Rebecca Black's song Friday: Internet success of failure?

The old cliché has it that “sex sells.” But maybe we need to revise that statement for 21st century audiences because it seems that silly really sells. Just ask 13-year-old Internet sensation Rebecca Black. Since it went up last Monday, Black’s music video, “Friday,” has been viewed more than 30 million times, reports NME. The UK music site goes on to speculate that the teenager’s cheap and cheerful TGIF tribute—she sings about eating cereal and catching the bus to school, among other goofy details — may be on its way to becoming the most viewed clip on YouTube ever (a record currently held by Justin Bieber, with 500,000, 000 hits).

But that’s not all Black has to celebrate this week. The song, which can only be described as painfully catchy (much like pinkeye), has been a popular download on iTunes, with some speculating that it’s been downloaded anywhere from a few hundred thousand to two million times.

Internet fame doesn’t come without a price, however. Black appeared on Good Morning America last week to talk, in part at least, about the harsh reception she’s received from those who claim it’s the “worst song in the world.” (Believe it or not, that’s one of the more diplomatic reactions she’s gotten online.) To silence (or perhaps unintentionally fuel their rage) Black is rumoured to be releasing an acoustic version of “Friday” to prove her singing chops to dissenters once and for all.
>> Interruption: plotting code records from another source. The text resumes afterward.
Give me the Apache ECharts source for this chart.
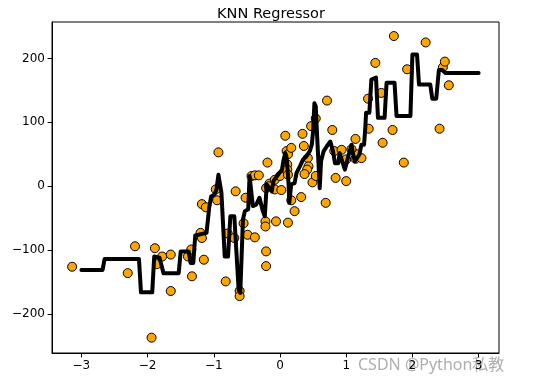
<!DOCTYPE html>
<html>
<head>
<meta charset="utf-8">
<script src="https://cdn.jsdelivr.net/npm/echarts@6/dist/echarts.min.js"></script>
<style>html,body{margin:0;padding:0;background:#fff}#c{width:542px;height:384px}</style>
</head>
<body>
<div id="c"></div>
<script>
// Scatter data (x, y)
const ptX = [-3.14,-2.30,-2.19,-1.94,-1.89,-1.86,-1.78,-1.65,-1.65,-1.39,-1.34,-1.33,-1.20,-1.18,-1.15,-1.18,-1.12,-0.97,-0.95,-0.93,
  -0.82,-0.79,-0.69,-0.67,-0.61,-0.61,-0.55,-0.52,-0.49,-0.38,-0.43,-0.38,-0.32,-0.19,-0.21,-0.21,-0.22,-0.22,-0.21,-0.16,
  -0.17,-0.08,-0.06,-0.08,0.02,0.00,0.08,0.12,0.10,0.12,0.11,0.11,0.12,0.17,0.17,0.22,0.32,0.34,0.36,0.47,
  0.42,0.43,0.41,0.37,0.49,0.54,0.54,0.71,0.69,0.79,0.82,0.84,0.93,1.00,1.00,1.14,1.14,1.16,1.23,1.08,
  1.33,1.34,1.44,1.53,1.55,1.70,1.72,1.87,1.92,2.20,2.41,2.46,2.49,2.55];
const ptY = [-126,-136,-94,-237,-97,-122,-110,-107,-164,-110,-99,-141,-73,-81,-115,-28,-33,-5,-22,53,
  -149,-74,-81,-8,-164,-172,-58,-18,-76,-80,16,17,17,37,-102,-125,-55,-63,-3,4,
  0,10,-55,-5,-6,16,79,-57,55,50,34,26,18,60,-22,-39,-17,82,63,94,
  44,31,26,19,6,16,106,134,-26,88,55,13,57,42,8,74,43,50,44,58,
  137,90,193,146,68,88,235,37,183,225,90,186,195,158];

// KNN prediction line vertices (x, y)
const lineX = [-3.00,-2.68,-2.65,-2.13,-2.10,-1.93,-1.90,-1.82,-1.76,-1.53,-1.50,-1.38,-1.35,-1.31,-1.28,-1.11,-1.07,-1.04,-0.99,-0.96,
  -0.93,-0.91,-0.885,-0.835,-0.785,-0.75,-0.69,-0.625,-0.60,-0.56,-0.53,-0.48,-0.46,-0.43,-0.41,-0.36,-0.31,-0.29,-0.26,-0.23,
  -0.20,-0.17,-0.125,-0.10,-0.07,-0.03,0.03,0.05,0.08,0.10,0.13,0.14,0.17,0.22,0.25,0.30,0.35,0.40,0.45,0.48,
  0.50,0.52,0.54,0.56,0.58,0.60,0.62,0.66,0.71,0.76,0.78,0.80,0.83,0.88,0.90,0.93,0.98,1.00,1.04,1.08,
  1.10,1.13,1.17,1.20,1.23,1.27,1.29,1.30,1.35,1.38,1.45,1.48,1.58,1.61,1.73,1.76,1.97,2.00,2.07,2.10,
  2.27,2.30,2.36,2.40,2.45,2.50,3.00];
const lineY = [-131,-131,-114,-114,-166,-166,-110,-112,-136,-136,-102,-102,-120,-120,-77,-73,-34,-16,-13,-5,
  18,18,-10,-110,-110,-47,-47,-162,-167,-52,-39,-36,16,18,-31,-29,-18,-15,-39,-47,
  3,6,-8,8,10,18,26,39,52,45,3,-26,3,5,21,31,42,47,55,65,
  86,130,125,80,39,-3,39,55,63,70,73,55,36,36,52,52,26,26,50,65,
  52,39,45,50,65,65,94,115,115,167,170,107,107,162,162,110,110,206,206,159,
  159,137,137,182,182,177,177];

const xTicks = [-3,-2,-1,0,1,2,3];
const yTicks = [-200,-100,0,100,200];

const chart = echarts.init(document.getElementById('c'), null, {renderer:'canvas'});
const font = 'DejaVu Sans';
chart.setOption({
  animation: false,
  backgroundColor: '#fff',
  title: {
    text: 'KNN Regressor', left: 'center', top: 2,
    textStyle: {fontFamily: font, fontSize: 14.5, fontWeight: 'normal', color: '#000'}
  },
  graphic: [{
    type: 'text', left: 358, top: 357,
    style: {text: 'CSDN @Python私教', font: '16px "Noto Sans", "Noto Sans CJK SC", sans-serif', fill: 'rgba(160,160,160,0.85)'}
  }],
  grid: {left: 52, right: 43, top: 22, bottom: 31, show: true, borderColor: '#000', borderWidth: 1, backgroundColor: 'transparent'},
  xAxis: {
    type: 'value', min: -3.444, max: 3.308,
    axisLine: {show: true, onZero: false, lineStyle: {color: '#000', width: 1}},
    axisTick: {show: true, length: 4.4, lineStyle: {color: '#000'}, customValues: xTicks},
    axisLabel: {color: '#000', fontFamily: font, fontSize: 12, margin: 7, customValues: xTicks,
      formatter: v => (v < 0 ? '\u2212' + Math.abs(v) : String(v))},
    splitLine: {show: false}
  },
  yAxis: {
    type: 'value', min: -261, max: 257,
    axisLine: {show: true, onZero: false, lineStyle: {color: '#000', width: 1}},
    axisTick: {show: true, length: 4.4, lineStyle: {color: '#000'}, customValues: yTicks},
    axisLabel: {color: '#000', fontFamily: font, fontSize: 12, margin: 7, customValues: yTicks,
      formatter: v => (v < 0 ? '\u2212' + Math.abs(v) : String(v))},
    splitLine: {show: false}
  },
  series: [
    {
      type: 'scatter', z: 2,
      data: ptX.map((x, i) => [x, ptY[i]]),
      symbol: 'circle', symbolSize: 9,
      itemStyle: {color: '#FFA500', borderColor: '#000', borderWidth: 1, opacity: 1}
    },
    {
      type: 'line', z: 3,
      data: lineX.map((x, i) => [x, lineY[i]]),
      showSymbol: false, symbol: 'none',
      lineStyle: {color: '#000', width: 4, join: 'round', cap: 'round'}
    }
  ]
});
</script>
</body>
</html>
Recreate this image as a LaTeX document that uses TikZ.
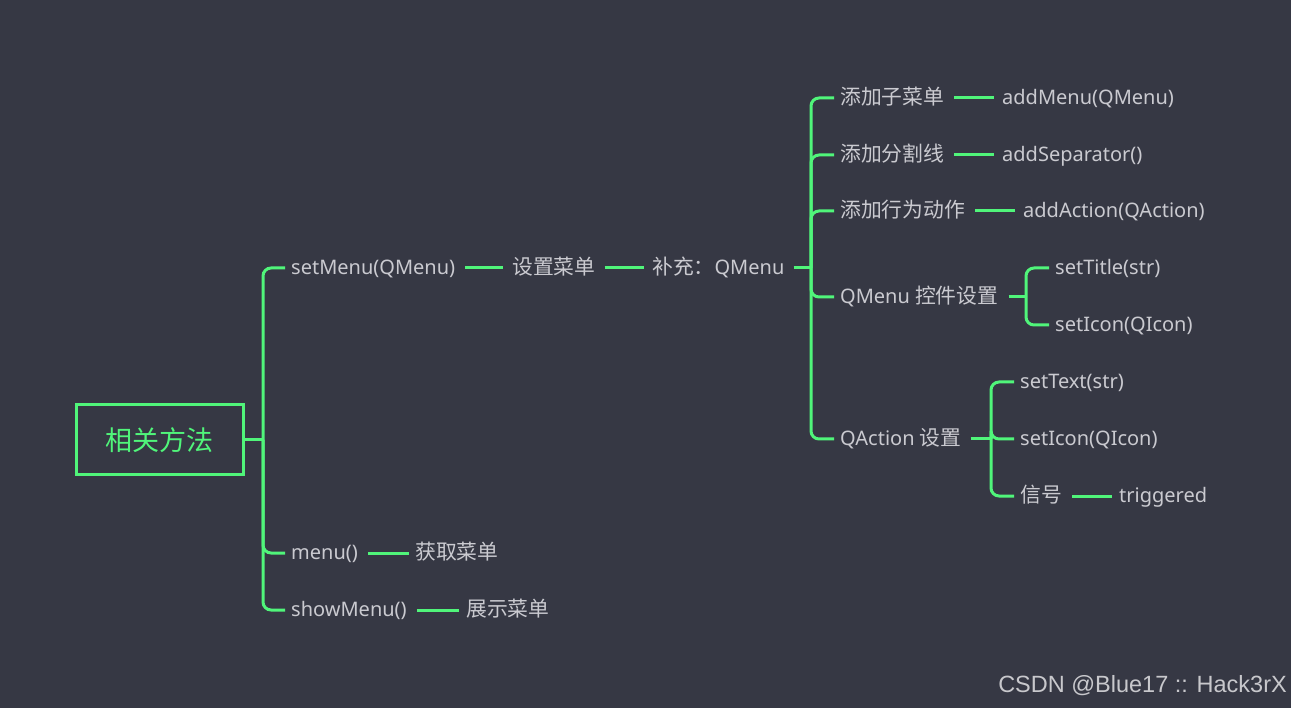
\documentclass[tikz,border=0pt]{standalone}
\usepackage{fontspec}
\setmainfont{Noto Sans}
\newfontfamily\cjk[Scale=1.04]{Noto Sans CJK SC}
\newfontfamily\wm{Liberation Sans}
\definecolor{bg}{RGB}{54,56,68}
\definecolor{grn}{RGB}{80,245,122}
\definecolor{txt}{RGB}{202,202,208}
\definecolor{wmgray}{RGB}{200,200,204}
\begin{document}
\begin{tikzpicture}[x=1pt,y=-1pt,
  item/.style={anchor=west, inner sep=0pt, text=txt, font=\fontsize{20}{24}\selectfont, text height=17pt, text depth=4pt},
  ln/.style={draw=grn, line width=3pt},
  br/.style={ln, rounded corners=8pt}]
\useasboundingbox[fill=bg] (0,0) rectangle (1291,708);

\node[draw=grn, line width=3pt, minimum width=167pt, minimum height=70pt, inner sep=0pt, text=grn, font=\cjk\fontsize{26}{30}\selectfont] (root) at (159.5,440) {相关方法};

\node[item] (setmenu) at (291,268) {setMenu(QMenu)};
\node[item] (shezhi) at (512,268) {\cjk 设置菜单};
\node[item] (buchong) at (652,268) {{\cjk 补充：}QMenu};
\node[item] (zicaidan) at (840,98) {\cjk 添加子菜单};
\node[item] (addmenu) at (1002,98) {addMenu(QMenu)};
\node[item] (fenge) at (840,155) {\cjk 添加分割线};
\node[item] (addsep) at (1002,155) {addSeparator()};
\node[item] (xingwei) at (840,211) {\cjk 添加行为动作};
\node[item] (addact) at (1023,211) {addAction(QAction)};
\node[item] (qmenuset) at (840,297) {QMenu {\cjk 控件设置}};
\node[item] (settitle) at (1055,268) {setTitle(str)};
\node[item] (seticon1) at (1055,325) {setIcon(QIcon)};
\node[item] (qactset) at (840,439) {QAction {\cjk 设置}};
\node[item] (settext) at (1020,382) {setText(str)};
\node[item] (seticon2) at (1020,439) {setIcon(QIcon)};
\node[item] (xinhao) at (1020,496) {\cjk 信号};
\node[item] (trig) at (1119,496) {triggered};
\node[item] (menu) at (291,553) {menu()};
\node[item] (huoqu) at (415,553) {\cjk 获取菜单};
\node[item] (showmenu) at (291,610) {showMenu()};
\node[item] (zhanshi) at (466,610) {\cjk 展示菜单};

\node[anchor=east, inner sep=0pt, text=wmgray, font=\wm\fontsize{23.5}{28}\selectfont] (wm) at (1287,686) {CSDN @Blue17 :: Hack3rX};

% root bus
\coordinate (b0) at (263,440);
\draw[ln] (root.east) -- (b0);
\foreach \c in {setmenu,menu,showmenu} \draw[br] (b0) |- ([xshift=-6pt]\c.west);

% straight links
\draw[ln] ([xshift=10pt]setmenu.east) -- ([xshift=-9pt]shezhi.west);
\draw[ln] ([xshift=9pt]shezhi.east) -- ([xshift=-8pt]buchong.west);
\draw[ln] ([xshift=10pt]zicaidan.east) -- ([xshift=-8pt]addmenu.west);
\draw[ln] ([xshift=10pt]fenge.east) -- ([xshift=-8pt]addsep.west);
\draw[ln] ([xshift=10pt]xingwei.east) -- ([xshift=-8pt]addact.west);
\draw[ln] ([xshift=10pt]xinhao.east) -- ([xshift=-7pt]trig.west);
\draw[ln] ([xshift=10pt]menu.east) -- ([xshift=-6pt]huoqu.west);
\draw[ln] ([xshift=10pt]showmenu.east) -- ([xshift=-7pt]zhanshi.west);

% buchong bus
\coordinate (b1) at (811,268);
\draw[ln] ([xshift=9pt]buchong.east) -- (b1);
\foreach \c in {zicaidan,fenge,xingwei,qmenuset,qactset} \draw[br] (b1) |- ([xshift=-6pt]\c.west);

% qmenu bus
\coordinate (b2) at (1026,297);
\draw[ln] ([xshift=10pt]qmenuset.east) -- (b2);
\foreach \c in {settitle,seticon1} \draw[br] (b2) |- ([xshift=-6pt]\c.west);

% qaction bus
\coordinate (b3) at (991,439);
\draw[ln] ([xshift=9pt]qactset.east) -- (b3);
\foreach \c in {settext,seticon2,xinhao} \draw[br] (b3) |- ([xshift=-6pt]\c.west);
\end{tikzpicture}
\end{document}
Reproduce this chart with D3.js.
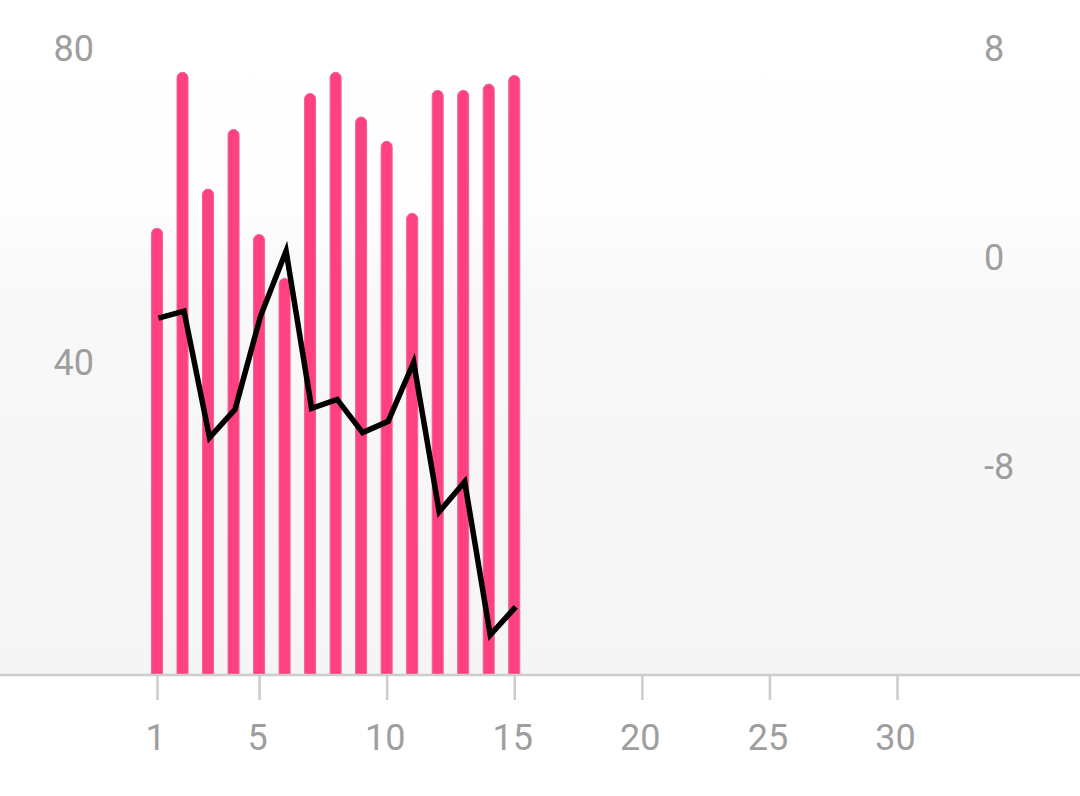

Black’s sudden popularity has many wondering whether or not viral video is slowly killing the legitimate pop song once and for all. It’s a good question. But not easily answered, especially given the current state of pop music. I don’t know about you, but I can’t say that “Friday” is any better or worse than Katy Perry’s “California Gurls.” In fact, I think we could probably host a pretty rich debate about what qualifies for “worst song in the world” status. 

But the news of Black’s success must be a source of frustration to those artists who are working to gain the public’s notice, without the aid of a heavy kitsch factor in their favour. Even some of the most popular acts are having a hard time competing for audience attention. Today the New York Post’s gossip site, Page Six, claims that Rihanna’s Loud tour is struggling to fill seats.

Maybe the pop star should consider a cover of “Friday” to boost sales?